Assume that you have two independent Poisson processes, N1( t ) with rate λ1 and N2( t ) with rate λ2 . What is the probability that n events occur in the first process before m events occur in the second process?
I know this question has been asked in the forum before. In fact the answer available in text book is
$$ \sum_{k=n}^{n+m-1} \binom{n+m-1}{k} (\frac{\lambda _{1}}{\lambda _{1}+\lambda _{2}})(\frac{\lambda _{2}}{\lambda _{1}+\lambda _{2}})^{n+m-1-k} $$
Now my doubt is the following:
Suppose I want to find out the probability that 1st event of type 1 occurred before 2nd event of type 2.
There can be two possibilities:
One event of type A occurs ------ This means no matter what event occurs next (either of type A or of type B), the condition will still be satisfied.
One event of type B occurs, followed by a event of type A. ---- No matter what event occurs next, the condition will still be satisfied.

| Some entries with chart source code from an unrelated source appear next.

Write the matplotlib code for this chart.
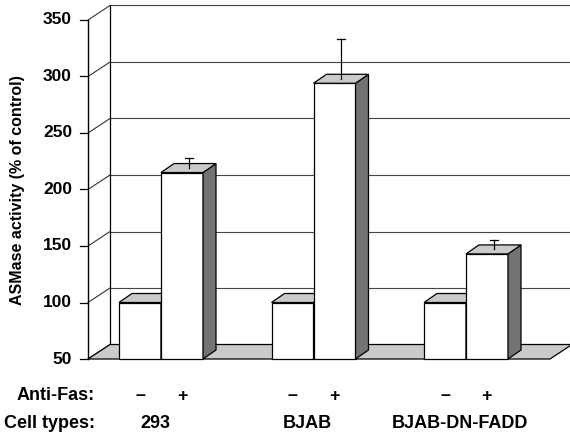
import matplotlib
matplotlib.use("Agg")
import matplotlib.pyplot as plt
from matplotlib.patches import Polygon

# data
cell_types = ["293", "BJAB", "BJAB-DN-FADD"]
anti_fas = ["\u2013", "+"]
minus_vals = [100, 100, 100]
plus_vals = [215, 294, 143]
plus_err = [9, 35, 8]
yticks = [50, 100, 150, 200, 250, 300, 350]

plt.rcParams['font.family'] = ['Liberation Sans', 'DejaVu Sans']
plt.rcParams['font.weight'] = 'bold'

# layout (1 x-unit = spacing between groups, y in data units)
PX = 1 / 152.5       # x units per pixel
PY = 1 / 1.13        # y units per pixel
bw = 42 * PX         # bar width
bdx, bdy = 13 * PX, 9 * PY      # bar depth
wdx, wdy = 22 * PX, 14.5 * PY   # wall depth
ybase, ytop = 50, 350
xf_left = -73 * PX
xf_right = 389 * PX

light = "#cacaca"
dark = "#737373"

fig = plt.figure(figsize=(5.7, 4.42), dpi=100)
ax = fig.add_axes([0, 0, 1, 1])
ax.set_xlim(-161 * PX, 409 * PX)
ax.set_ylim(ybase - 83 * PY, ybase + 359 * PY)
ax.axis('off')

# back wall grid
for t in yticks:
    ax.plot([xf_left - 8 * PX, xf_left], [t, t], color='black', lw=0.9, zorder=1)
    ax.plot([xf_left, xf_left + wdx], [t, t + wdy], color='#333333', lw=0.8, zorder=1)
    if t > ybase:
        ax.plot([xf_left + wdx, xf_right + wdx + 1], [t + wdy, t + wdy],
                color='#444444', lw=0.8, zorder=1)
ax.plot([xf_left + wdx] * 2, [ybase + wdy, ytop + wdy], color='black', lw=0.9, zorder=1)
ax.plot([xf_left] * 2, [ybase, ytop], color='black', lw=1.0, zorder=1)

# floor
floor = Polygon([(xf_left, ybase), (xf_right, ybase),
                 (xf_right + wdx, ybase + wdy), (xf_left + wdx, ybase + wdy)],
                closed=True, facecolor=light, edgecolor='black', lw=0.9, zorder=2)
ax.add_patch(floor)


def box(x0, val, z):
    x1 = x0 + bw
    ax.bar(x0, val - ybase, bottom=ybase, width=bw, align='edge',
           facecolor='white', edgecolor='black', lw=0.9, zorder=z)
    top = Polygon([(x0, val), (x1, val), (x1 + bdx, val + bdy), (x0 + bdx, val + bdy)],
                  closed=True, facecolor=light, edgecolor='black', lw=0.9, zorder=z)
    side = Polygon([(x1, ybase), (x1 + bdx, ybase + bdy), (x1 + bdx, val + bdy), (x1, val)],
                   closed=True, facecolor=dark, edgecolor='black', lw=0.9, zorder=z)
    ax.add_patch(side)
    ax.add_patch(top)


z = 3
for i in range(len(cell_types)):
    xm = i - bw
    xp = i
    box(xm, minus_vals[i], z)
    box(xp, plus_vals[i], z + 1)
    ex = xp + bw / 2 + bdx / 2
    ey = plus_vals[i] + bdy / 2
    ax.plot([ex, ex], [ey, ey + plus_err[i]], color='black', lw=0.9, zorder=z + 2)
    ax.plot([ex - 4 * PX, ex + 4 * PX], [ey + plus_err[i]] * 2, color='black',
            lw=0.9, zorder=z + 2)
    z += 3

    # labels under bars
    ax.text(xm + bw / 2, ybase - 37 * PY, anti_fas[0], ha='center', va='center', fontsize=13)
    ax.text(xp + bw / 2, ybase - 37 * PY, anti_fas[1], ha='center', va='center', fontsize=13)
    ax.text(i - 0.04, ybase - 65 * PY, cell_types[i], ha='center', va='center', fontsize=13)

for t in yticks:
    ax.text(xf_left - 16 * PX, t, str(t), ha='right', va='center', fontsize=12.5)

ax.text(95 * PX - 161 * PX, ybase - 37 * PY, "Anti-Fas:", ha='right', va='center', fontsize=13)
ax.text(95 * PX - 161 * PX, ybase - 65 * PY, "Cell types:", ha='right', va='center', fontsize=13)
ax.text(18 * PX - 161 * PX, ybase + 169 * PY, "ASMase activity (% of control)",
        rotation=90, ha='center', va='center', fontsize=11.5)

fig.savefig("out.png", dpi=100)
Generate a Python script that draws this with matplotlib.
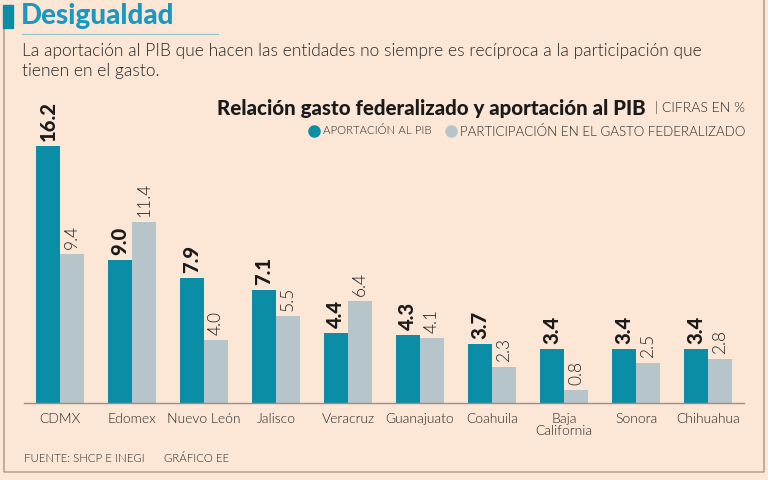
import matplotlib
matplotlib.use("Agg")
import matplotlib.pyplot as plt
from matplotlib.lines import Line2D
from matplotlib.patches import Rectangle
import numpy as np

states = ["CDMX", "Edomex", "Nuevo León", "Jalisco", "Veracruz", "Guanajuato",
          "Coahuila", "Baja\nCalifornia", "Sonora", "Chihuahua"]
aportacion = [16.2, 9.0, 7.9, 7.1, 4.4, 4.3, 3.7, 3.4, 3.4, 3.4]
participacion = [9.4, 11.4, 4.0, 5.5, 6.4, 4.1, 2.3, 0.8, 2.5, 2.8]

BG = "#FCE7D7"
TEAL = "#0A8DA5"
GREY = "#B6C5C9"
TITLE_C = "#1B98C0"
TXT = "#262626"
FRAME = "#B9A08F"
LW = 300

plt.rcParams['font.family'] = ['Lato', 'DejaVu Sans']

W, H = 768, 480
fig = plt.figure(figsize=(W / 100, H / 100), dpi=100, facecolor=BG)

def px(x):
    return x / W

def py(y):
    return 1 - y / H

# frame
fig.add_artist(Line2D([px(4), px(4), px(763.5), px(763.5)],
                      [py(24), py(472), py(472), py(0)],
                      color=FRAME, lw=1.2, transform=fig.transFigure))
fig.add_artist(Rectangle((px(3), py(28)), px(10) - px(0), py(5) - py(28),
                         transform=fig.transFigure, color=TEAL, zorder=3))

# title
fig.text(px(21), py(16), "Desigualdad", fontsize=20, fontweight='black',
         color=TITLE_C, va='center', ha='left')
fig.add_artist(Line2D([px(22), px(218)], [py(34), py(34)], color="#8CC3C6",
                      lw=0.8, transform=fig.transFigure))
fig.text(px(22), py(51), "La aportación al PIB que hacen las entidades no siempre es recíproca a la participación que",
         fontsize=12.5, fontweight=LW, color=TXT, va='center', ha='left')
fig.text(px(22), py(71), "tienen en el gasto.",
         fontsize=12.5, fontweight=LW, color=TXT, va='center', ha='left')

# chart title
fig.text(px(646), py(108), "Relación gasto federalizado y aportación al PIB",
         fontsize=14.8, fontweight='black', color="#1A1A1A", va='center', ha='right')
fig.text(px(745), py(108), "| CIFRAS EN %", fontsize=10, fontweight=LW,
         color=TXT, va='center', ha='right')

# legend
fig.add_artist(Line2D([px(314)], [py(131)], marker='o', ms=8, color=TEAL,
                      lw=0, transform=fig.transFigure))
fig.text(px(323), py(131), "APORTACIÓN AL PIB", fontsize=8.2, fontweight=LW,
         color=TXT, va='center', ha='left')
fig.add_artist(Line2D([px(451)], [py(131)], marker='o', ms=8, color=GREY,
                      lw=0, transform=fig.transFigure))
fig.text(px(745), py(131), "PARTICIPACIÓN EN EL GASTO FEDERALIZADO", fontsize=9.6,
         fontweight=LW, color=TXT, va='center', ha='right')

# axes
top_px, base_px = 100, 403
ax = fig.add_axes([px(24), py(base_px), px(744) - px(24), (base_px - top_px) / H])
ax.set_facecolor('none')
scale = 257 / 16.2
ax.set_ylim(0, (base_px - top_px) / scale)
ax.set_xlim(-0.5, len(states) - 0.5)

x = np.arange(len(states))
bw = 0.335
ax.bar(x - bw / 2, aportacion, width=bw, color=TEAL, zorder=2)
ax.bar(x + bw / 2, participacion, width=bw, color=GREY, zorder=2)

off = 5 / scale
for xi, v in zip(x, aportacion):
    ax.text(xi - bw / 2, v + off, f"{v:.1f}", rotation=90, ha='center', va='bottom',
            fontsize=14.5, fontweight='black', color="#1A1A1A")
for xi, v in zip(x, participacion):
    ax.text(xi + bw / 2, v + off, f"{v:.1f}", rotation=90, ha='center', va='bottom',
            fontsize=12.5, fontweight=LW, color=TXT)

for s in ['top', 'right', 'left']:
    ax.spines[s].set_visible(False)
ax.spines['bottom'].set_color("#A08C80")
ax.spines['bottom'].set_linewidth(1.0)
ax.set_yticks([])
ax.set_xticks(x)
ax.set_xticklabels(states, fontsize=10, fontweight=LW, color=TXT,
                   linespacing=1.0)
ax.tick_params(axis='x', length=0, pad=7)

# footer
fig.text(px(24), py(459), "FUENTE: SHCP E INEGI", fontsize=8.2, fontweight=LW,
         color=TXT, va='center', ha='left')
fig.text(px(164), py(459), "GRÁFICO EE", fontsize=8.2, fontweight=LW,
         color=TXT, va='center', ha='left')

fig.savefig("out.png", dpi=100, facecolor=BG)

Now, probability of 1st possibility occurring is $\frac{\lambda _{1}}{\lambda _{1}+\lambda _{2}}$ and probability of 2nd possibility occuring is $(\frac{\lambda _{2}}{\lambda _{1}+\lambda _{2}}) (\frac{\lambda _{1}}{\lambda _{1}+\lambda _{2}})$
So, the required probability I get is
$\frac{\lambda _{1}}{\lambda _{1}+\lambda _{2}} + (\frac{\lambda _{2}}{\lambda _{1}+\lambda _{2}}) (\frac{\lambda _{1}}{\lambda _{1}+\lambda _{2}})$
Whereas, using the equation given in the book, I get the answer
$(\frac{\lambda _{1}}{\lambda _{1}+\lambda _{2}})^{2} + 2(\frac{\lambda _{2}}{\lambda _{1}+\lambda _{2}}) (\frac{\lambda _{1}}{\lambda _{1}+\lambda _{2}})$
Can anyone please tell me where am I doing it wrong?
You are doing nothing wrong.
For every $x$, $x+x(1-x)=x^2+2x(1-x)$. For $x=\lambda_1/(\lambda_1+\lambda_2)$, this shows that the formula $x+x(1-x)$ in the book equals your formula $x^2+2x(1-x)$.